The Tyson cuts will be in Arkansas and Missouri and will involve 76 jobs. According to the company’s statement, the reduction is being made because “the sale of feeder and weaned pigs has slowed because of unfavorable economic conditions such as high grain costs, lack of available capital and a reduction in pork demand.“ The market conditions in the feeder and weaned pig markets are borne out by Figures 1 and 2. Record-high corn prices were the primary driver of the decline in feeder and weaned pig prices last summer while higher corn prices and disappointing hog prices have pushed feeder/ weaner values lower this summer.

Sellers of weaned pigs (10-12 pound pigs that are about 21 days old) are probably the most vulnerable businesses in the pork industry at present. They generally do not have nurseries or grow-finish barns to handle these pigs and each week’s output MUST be moved as more sows are coming to take the place of the sows and litters in farrowing houses. Sellers of feeder pigs (40-50 pound pigs, 7-9 weeks of age) are in a bit better shape since those pigs can go into outdoor feeding if absolutely necessary. Regardless, both of these types of operations are the definition of price takers if they sell cash/spot pigs. Even those with sales contracts are finding these times very difficult since the buyers of those pigs are facing large losses if they have to pay normal contract prices of $30-plus for weaned pigs or about $50 for weaned pigs.
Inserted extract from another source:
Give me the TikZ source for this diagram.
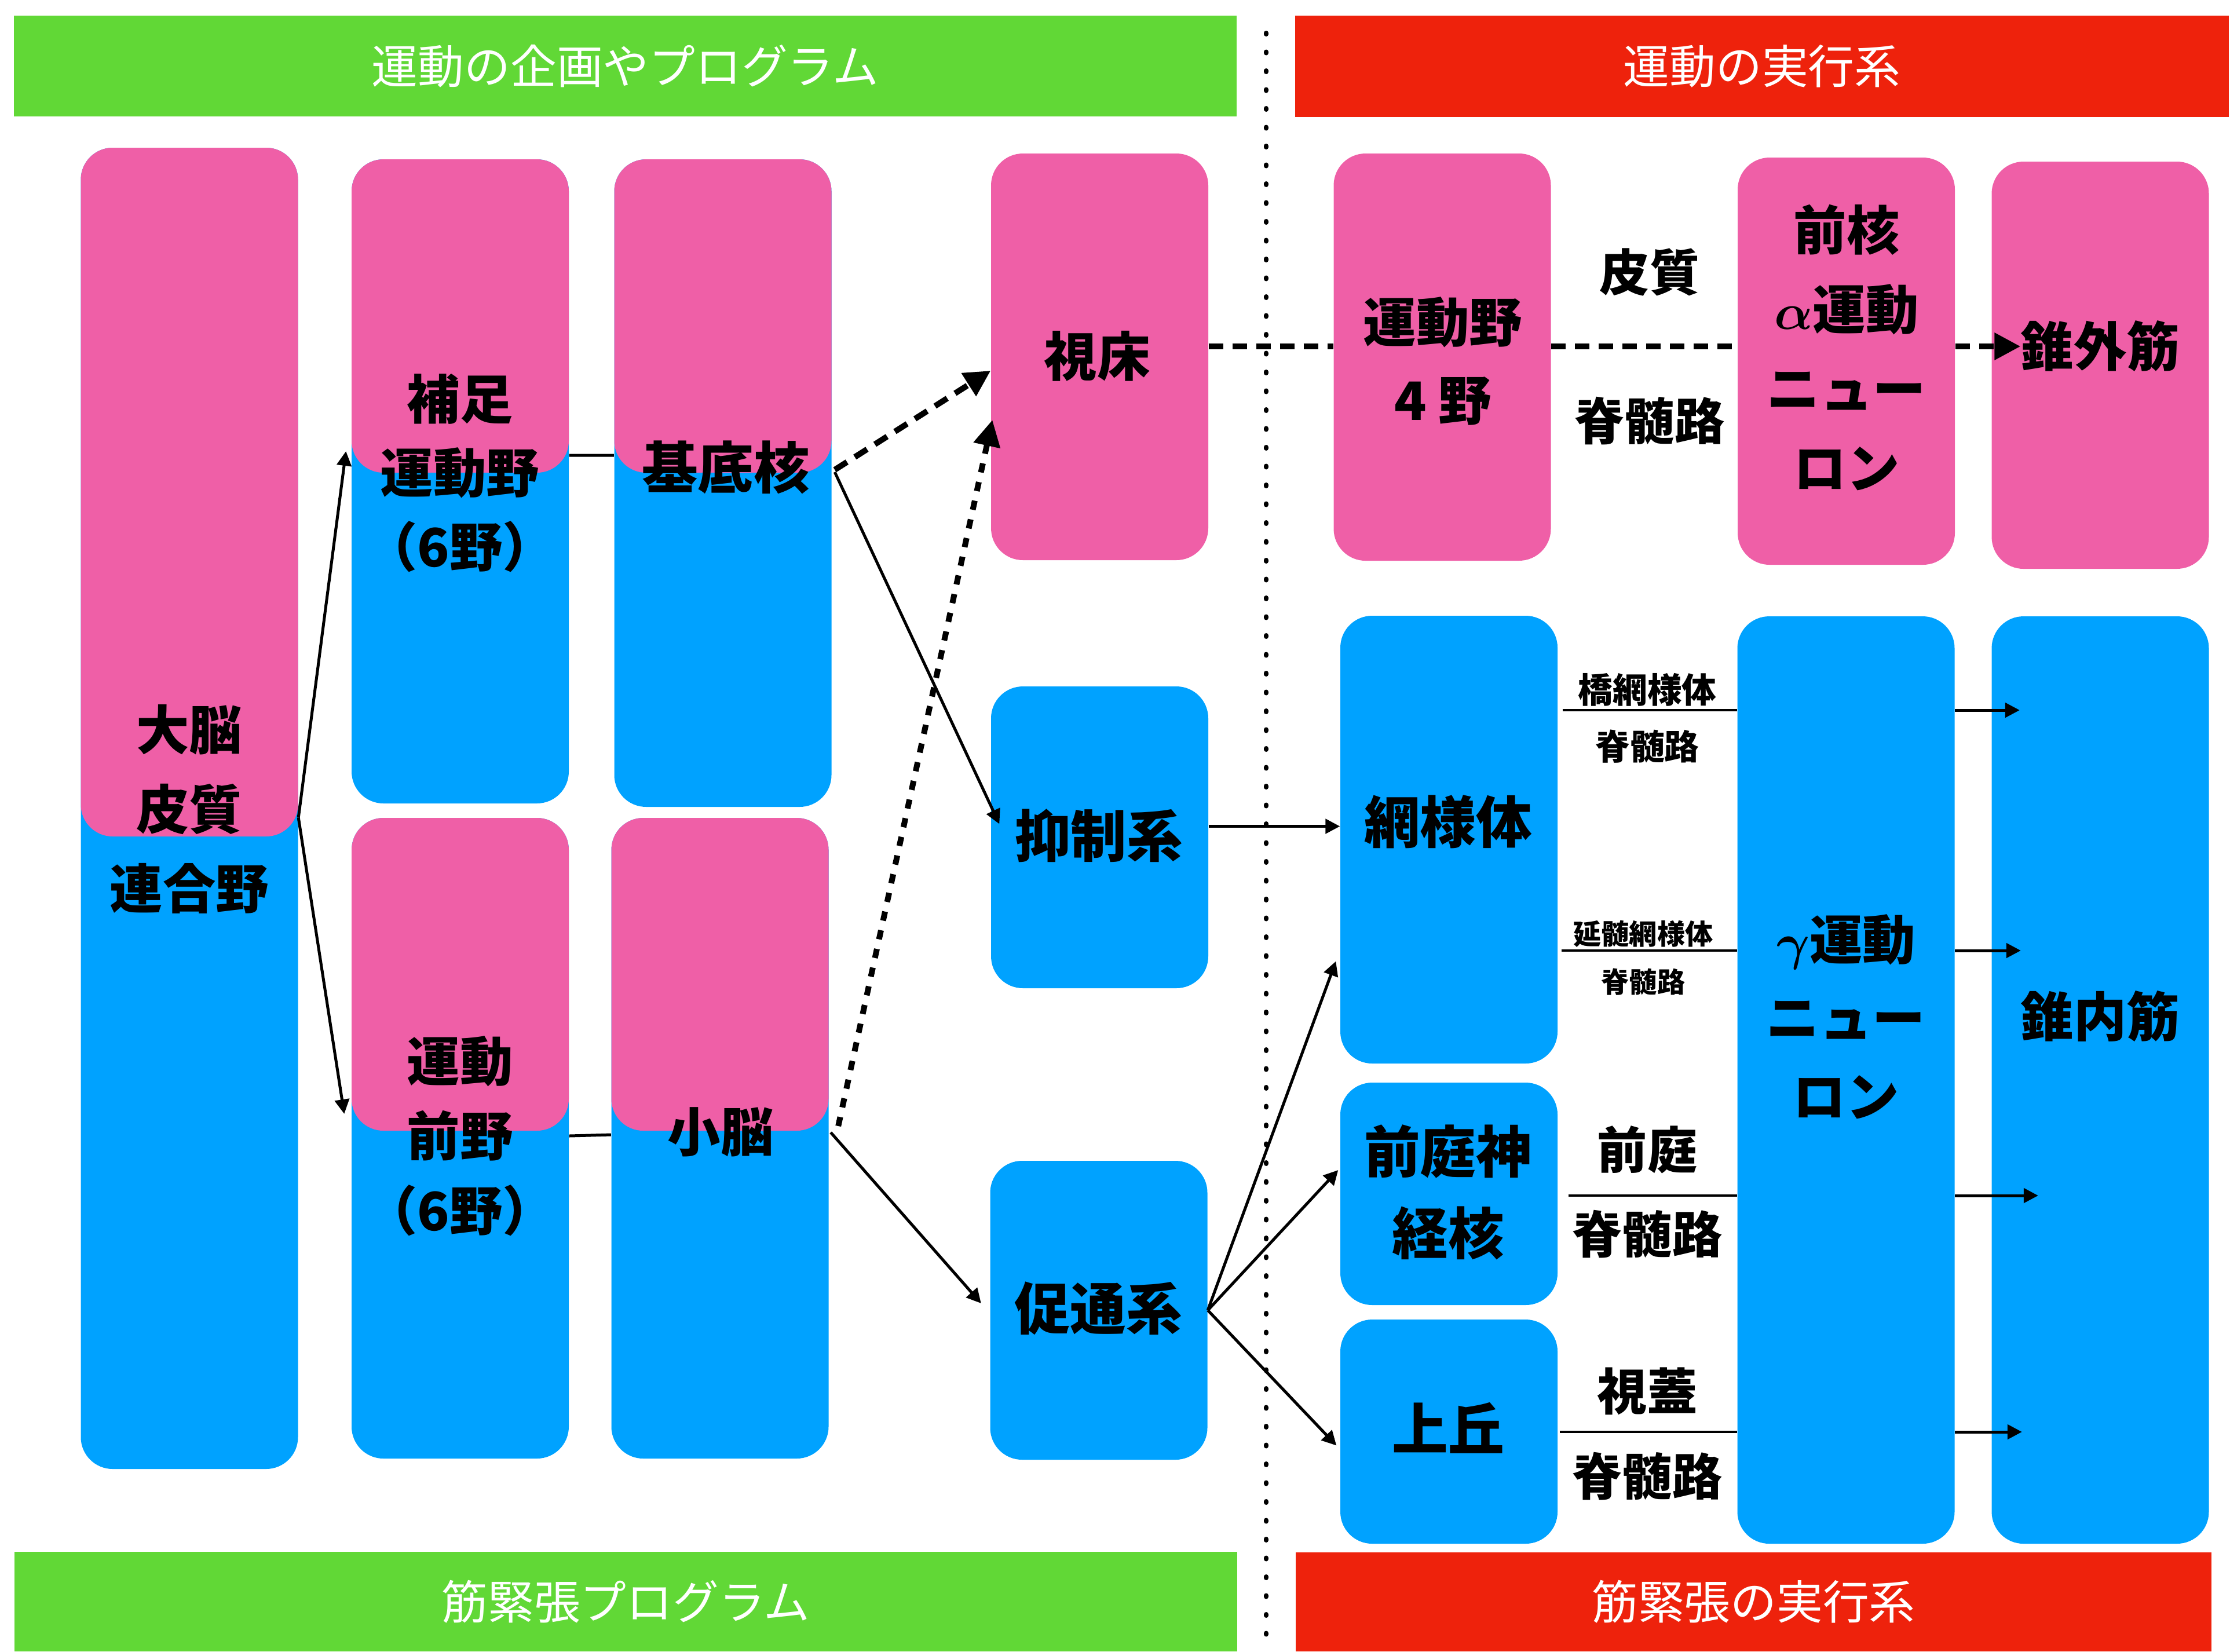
\documentclass[tikz,border=0pt]{standalone}
\usepackage{fontspec}
\usepackage{tikz}
\usetikzlibrary{arrows.meta}
\newfontfamily\jp{Noto Sans CJK JP}
\definecolor{pinkbox}{RGB}{239,95,167}
\definecolor{bluebox}{RGB}{0,162,255}
\definecolor{greenbar}{RGB}{97,216,54}
\definecolor{redbar}{RGB}{238,34,12}
\newcommand{\al}{{\boldmath$\alpha$}}
\newcommand{\ga}{{\boldmath$\gamma$}}

\tikzset{
  bx/.style={rounded corners=0.55cm, inner sep=0pt, minimum width=3.75cm},
  pinkbx/.style={bx, fill=pinkbox},
  bluebx/.style={bx, fill=bluebox},
  bar/.style={inner sep=0pt, text=white, font=\jp\fontsize{22.7}{27}\selectfont},
  lbl/.style={align=center, inner sep=0pt, font=\jp\bfseries\fontsize{26}{39}\selectfont},
  biglbl/.style={lbl, font=\jp\bfseries\fontsize{27.5}{40}\selectfont},
  trlbl/.style={lbl, font=\jp\bfseries\fontsize{24.5}{30}\selectfont},
  smlbl/.style={lbl, font=\jp\bfseries\fontsize{17}{20}\selectfont},
  tnlbl/.style={lbl, font=\jp\bfseries\fontsize{13.7}{16}\selectfont},
  arr/.style={line width=0.05cm, -{Triangle[length=0.25cm,width=0.25cm]}},
  tract/.style={line width=0.045cm},
  dashline/.style={line width=0.1cm, dash pattern=on 0.25cm off 0.16cm},
  dasharr/.style={dashline, -{Triangle[length=0.45cm,width=0.45cm]}},
  dotarr/.style={line width=0.1cm, dash pattern=on 0.16cm off 0.17cm, -{Triangle[length=0.45cm,width=0.45cm]}},
  sepline/.style={line width=0.08cm, line cap=round, dash pattern=on 0.02cm off 0.305cm}
}

\begin{document}
\begin{tikzpicture}
                \useasboundingbox (0,0) rectangle (38.5,-28.51);

                \node[bar, fill=greenbar, minimum width=21.11cm, minimum height=1.74cm] (plantop) at (10.795,-1.14) {運動の企画やプログラム};
                \node[bar, fill=redbar, minimum width=16.12cm, minimum height=1.75cm] (exectop) at (30.42,-1.145) {運動の実行系};
                \node[bar, fill=greenbar, minimum width=21.11cm, minimum height=1.72cm] (planbot) at (10.805,-27.65) {筋緊張プログラム};
                \node[bar, fill=redbar, minimum width=15.81cm, minimum height=1.71cm] (execbot) at (30.275,-27.655) {筋緊張の実行系};

                \coordinate (septop) at (21.86,-0.57);
                \coordinate (sepbot) at (21.86,-28.51);
                \draw[sepline] (septop) -- (sepbot);

                \node[bluebx, minimum height=22.81cm] (cortex) at (3.27,-13.955) {};
                \node[pinkbx, minimum height=11.89cm] (cortexP) at (3.27,-8.495) {};
                \node[bluebx, minimum height=11.12cm] (sma) at (7.945,-8.31) {};
                \node[pinkbx, minimum height=5.41cm] (smaP) at (7.945,-5.455) {};
                \node[bluebx, minimum height=11.18cm] (bg) at (12.48,-8.34) {};
                \node[pinkbx, minimum height=5.41cm] (bgP) at (12.48,-5.455) {};
                \node[bluebx, minimum height=11.06cm] (pm) at (7.945,-19.65) {};
                \node[pinkbx, minimum height=5.40cm] (pmP) at (7.945,-16.82) {};
                \node[bluebx, minimum height=11.06cm] (cb) at (12.43,-19.65) {};
                \node[pinkbx, minimum height=5.40cm] (cbP) at (12.43,-16.82) {};
                \node[pinkbx, minimum height=7.02cm] (thal) at (18.985,-6.16) {};
                \node[bluebx, minimum height=5.21cm] (inh) at (18.985,-14.455) {};
                \node[bluebx, minimum height=5.16cm] (fac) at (18.97,-22.62) {};
                \node[pinkbx, minimum height=7.03cm] (m1) at (24.90,-6.165) {};
                \node[pinkbx, minimum height=7.03cm] (alpha) at (31.875,-6.235) {};
                \node[pinkbx, minimum height=7.03cm] (extra) at (36.26,-6.305) {};
                \node[bluebx, minimum height=7.73cm] (ret) at (25.015,-14.495) {};
                \node[bluebx, minimum height=3.84cm] (vest) at (25.015,-20.61) {};
                \node[bluebx, minimum height=3.87cm] (sc) at (25.015,-24.715) {};
                \node[bluebx, minimum height=16.01cm] (gamma) at (31.87,-18.645) {};
                \node[bluebx, minimum height=16.01cm] (intra) at (36.26,-18.645) {};

                \node[lbl] (cortexT) at (3.27,-13.97) {大脳\\皮質\\連合野};
                \node[lbl, font=\jp\bfseries\fontsize{26}{36.3}\selectfont] (smaT) at (7.94,-8.165) {補足\\運動野\\（6野）};
                \node[biglbl] (bgT) at (12.53,-8.07) {基底核};
                \node[lbl, font=\jp\bfseries\fontsize{26}{36.7}\selectfont] (pmT) at (7.94,-19.61) {運動\\前野\\（6野）};
                \node[lbl] (cbT) at (12.44,-19.54) {小脳};
                \node[lbl] (thalT) at (18.94,-6.15) {視床};
                \node[biglbl] (inhT) at (18.97,-14.43) {抑制系};
                \node[biglbl] (facT) at (18.96,-22.59) {促通系};
                \node[lbl, font=\jp\bfseries\fontsize{26}{38.4}\selectfont] (m1T) at (24.91,-6.235) {運動野\\4 野};
                \node[lbl] (alphaT) at (31.88,-6.00) {前核\\\al 運動\\ニュー\\ロン};
                \node[lbl] (extlbl) at (36.26,-5.98) {錐外筋};
                \node[biglbl] (retT) at (25.00,-14.19) {網様体};
                \node[biglbl] (vestT) at (25.00,-20.585) {前庭神\\経核};
                \node[biglbl] (scT) at (25.00,-24.65) {上丘};
                \node[lbl, font=\jp\bfseries\fontsize{26}{38.5}\selectfont] (gammaT) at (31.87,-17.55) {\ga 運動\\ニュー\\ロン};
                \node[lbl] (intraT) at (36.26,-17.55) {錐内筋};

                \node[trlbl] (ctxU) at (28.48,-4.70) {皮質};
                \node[trlbl] (ctxL) at (28.48,-7.27) {脊髄路};
                \node[smlbl] (ponU) at (28.44,-11.91) {橋網様体};
                \node[smlbl] (ponL) at (28.44,-12.89) {脊髄路};
                \node[tnlbl] (medU) at (28.37,-16.12) {延髄網様体};
                \node[tnlbl] (medL) at (28.37,-16.95) {脊髄路};
                \node[trlbl] (vesU) at (28.44,-19.85) {前庭};
                \node[trlbl] (vesL) at (28.44,-21.31) {脊髄路};
                \node[trlbl] (tecU) at (28.44,-24.02) {視蓋};
                \node[trlbl] (tecL) at (28.44,-25.49) {脊髄路};

                \coordinate (tr1) at (28.44,-12.26);
                \coordinate (tr2) at (28.44,-16.41);
                \coordinate (tr3) at (28.44,-20.64);
                \coordinate (tr4) at (28.44,-24.72);

                \draw[arr] ([yshift=-0.16cm]cortex.east) -- ([shift={(-0.09,0.52)}]sma.west);
                \draw[arr] ([yshift=-0.16cm]cortex.east) -- ([shift={(-0.12,0.42)}]pm.west);
                \draw[line width=0.05cm] ([yshift=0.45cm]sma.east) -- ([yshift=0.48cm]bg.west);
                \draw[line width=0.05cm] ([yshift=0.04cm]pm.east) -- ([yshift=0.06cm]cb.west);
                \draw[dasharr] ([shift={(0.05,0.23)}]bg.east) -- ([yshift=-0.24cm]thal.west);
                \draw[arr] ([shift={(0.05,0.19)}]bg.east) -- ([shift={(0.15,0.23)}]inh.west);
                \draw[dotarr] ([shift={(0.16,0.21)}]cb.east) -- ([shift={(0.03,-1.09)}]thal.west);
                \draw[arr] ([shift={(0.03,0.10)}]cb.east) -- ([shift={(-0.15,0.12)}]fac.west);
                \draw[arr] ([yshift=0.19cm]inh.east) -- ([yshift=0.19cm]inh.east -| ret.west);
                \draw[arr] (fac.east) -- ([shift={(-0.07,-2.1)}]ret.west);
                \draw[arr] (fac.east) -- ([shift={(-0.03,0.41)}]vest.west);
                \draw[arr] (fac.east) -- ([shift={(-0.06,-0.24)}]sc.west);

                \draw[dashline] (thal.east |- extlbl) -- (m1.west |- extlbl);
                \draw[dashline] (m1.east |- extlbl) -- (alpha.west |- extlbl);
                \draw[dasharr] (alpha.east |- extlbl) -- (extlbl.west);

                \draw[tract] ([xshift=0.08cm]ret.east |- tr1) -- (gamma.west |- tr1);
                \draw[tract] ([xshift=0.06cm]ret.east |- tr2) -- (gamma.west |- tr2);
                \draw[tract] ([xshift=0.18cm]vest.east |- tr3) -- (gamma.west |- tr3);
                \draw[tract] ([xshift=0.03cm]sc.east |- tr4) -- (gamma.west |- tr4);
                \draw[arr] (gamma.east |- tr1) -- ([xshift=0.49cm]intra.west |- tr1);
                \draw[arr] (gamma.east |- tr2) -- ([xshift=0.51cm]intra.west |- tr2);
                \draw[arr] (gamma.east |- tr3) -- ([xshift=0.81cm]intra.west |- tr3);
                \draw[arr] (gamma.east |- tr4) -- ([xshift=0.53cm]intra.west |- tr4);
            \end{tikzpicture}
\end{document}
USDA’s monthly retail price data, released today, indicates lower beef prices, steady pork and chicken prices and record-high turkey prices. Historical data for all four appear in the chart at left. The all-fresh beef price (which includes Choice, Select and store-grade product) was $3.882/lb, 1 per cent lower than in May and 1 per cent lower than last June. The retail pork price, $2.954/lb., was equal to last month and 0.7 per cent higher than last year. The composite broiler price of $1.825/lb. was 1.7 per cent lower than last month but 3.5 per cent higher than last year. Finally, the record-high turkey price of $1.41/lb. was 3.2 per cent higher than last month and 13 per cent higher than last year. We believe these prices are reasonable representations of the retail markets but they almost certainly over-state those values since they do not weight lower prices such as features with the higher volumes that should move at those lower prices.